5-AZINLIKLARIN DEVRİMCİ BLOKUNDAN BAHSETMİŞTİNİZ BİR YAZINIZDA, BU NEDEN GEREKLİDİR?
Dersim, kendine özgü bir etnik sentezi temsil ettiği için, Kızılbaş/Alevi, Kırmanc-Zaza, Kürt ve Ermeni gibi Türkiye’deki neredeyse bütün azınlık sorunlarına karşı duyarlı, bütün bu sorunların birbirine değdiği yegane coğrafya özelliği taşımaktadır. Etraf milliyetçiliklerin tümünün Dersim’i talep etmesi bundandır. Dersim’in bu özelliğinin beraberinde getirdiği dezavantajlar ve avantajlar vardır. Devlet bunun farkındadır. Dezavantaj, azınlıkların Dersim üzerinde çatışması veya çatıştırılmasıdır. Kırmanc-Zaza davasını savunanlar bu gibi bir çatışmadan özenle kaçınmalı, Dersim konusunda çatışıyor görünen azınlıklar arasında taleplerin müşterekleştiği noktalarda bir blok oluşturarak çatışma veya çatıştırılma potansiyelini ortadan kaldırmalıdır. Bu başarılırsa Dersim üzerinden yürünerek azınlık ve ulus sorunlarının çözümünde gerçekten demokratik bir model bulunabilir.

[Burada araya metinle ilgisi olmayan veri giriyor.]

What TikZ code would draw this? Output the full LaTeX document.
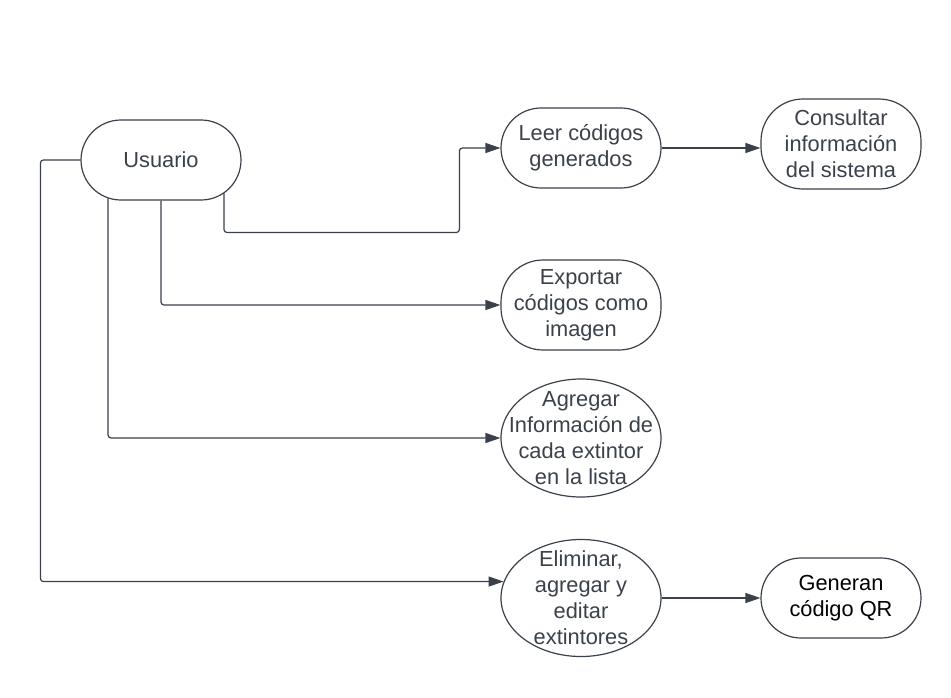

6- (Bu sorunun cevabı için üçüncü soruya verilen cevaba bakılmalıdır).
7- ZAZA DİLİNİN ÖLMEMESİ İÇİN YAPILMASI GEREKENLER NELERDİR SİZCE?
Dımılki konuşan toplulukların en başta gelen tartışmasız ortak talebi dildir. Bu topluluklar arasında dil üzerinden yürünerek bir köprü kurulabilir. Bu köprü Dımılki Konuşan Topluluklar Forumu gibi bir ad altında düşünülebilir. Bu tür bir forum bu dili konuşan farklı kimlikler arasında sürekli bir iletişim kanalı oluşturup iletişimsizlik sorununun aşılmasına yardımcı olabilir. Böyle bir forum oluşturulabilirse, belki bu forum aracılığıyla her kadamede Dımılki dilinde eğitim verecek özerk bir okullar projesi (okul ve eğitim sistemi projesi) üzerinde çalışılıp gerekli fonlar araştırılabilir.
Söyleşiye zaman ayırdığınız için teşekkür ediyor, ve çalışmalarınızda başarılar diliyoruz Seyfi hocam.